This is the third installment of the Over Underworld art exhibit, a virtual release of paintings and sketches in March 2020.
Featured art: Pages from my Dante’s Inferno sketchbook, earlier circles of Hell

The Underworld is not necessarily Hell. But, sometimes we get lost somewhere Not Good, like a Twilight Zone episode. It happened to Dante. For the past year I have been doing a close reading of Dante and making a sketchbook of visual notes. They are not illustrations, but ways to help me remember what I’ve learned.
Reading Dante is like Shakespeare or the Bible; it endlessly unfolds. But I’ll post a few pages from the notebook with some of my observations.

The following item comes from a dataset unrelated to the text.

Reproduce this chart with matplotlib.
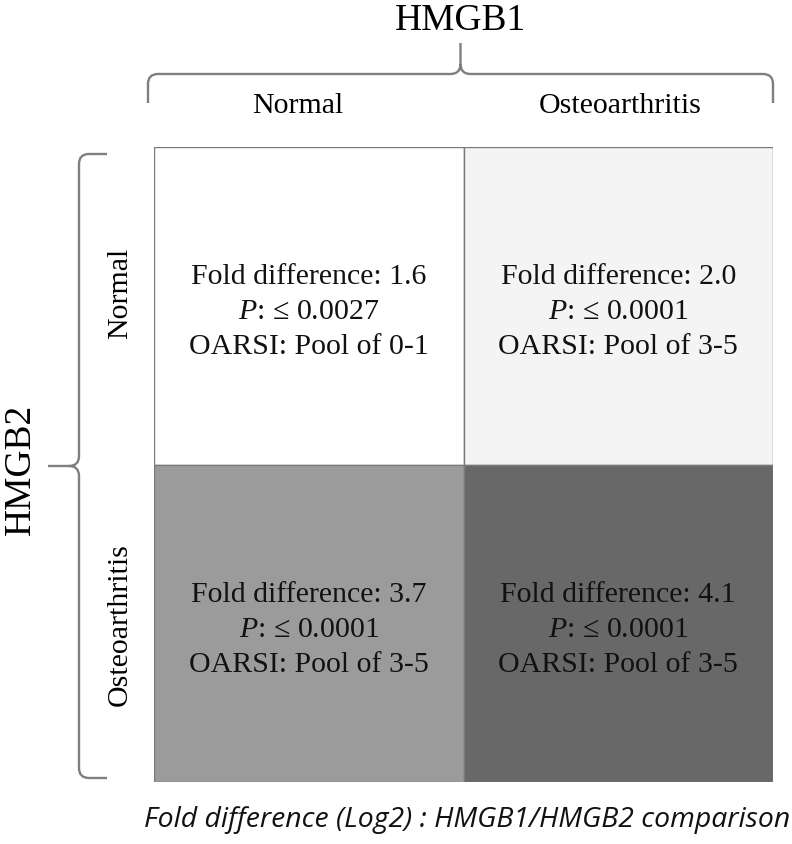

I’ve made up several lists of rules for going through the Underworld from reading Dante. First, a tour guide is worth paying for. Virgil leads Dante through, but can’t go with him to Paradise, as he is a Heathen, but is a good friend. I discovered that Dante loves his non-Christian geniuses of the ancient days, but has a problem with them, as the Church said they were consigned to hell. What to do, what to do?

He makes a beautiful green garden in hell so that these pre-Christian immortals can hang out! The petals of the flower hold the names of his special people. I began to be interested in painting themes from this Canto. I didn’t want to do paintings of the Seven Deadly Sins, but I discovered the Seven Liberal Virtues– top right corner– which are the antidotes for these sins, and am working on an abstract series from them.

Last year I went to the Library of Congress and got to see original Blake lithographs of Dante’s Inferno in the rare books reading room. Here is my pencil copy of Blake’s print, made in the Library, and my LOC library card.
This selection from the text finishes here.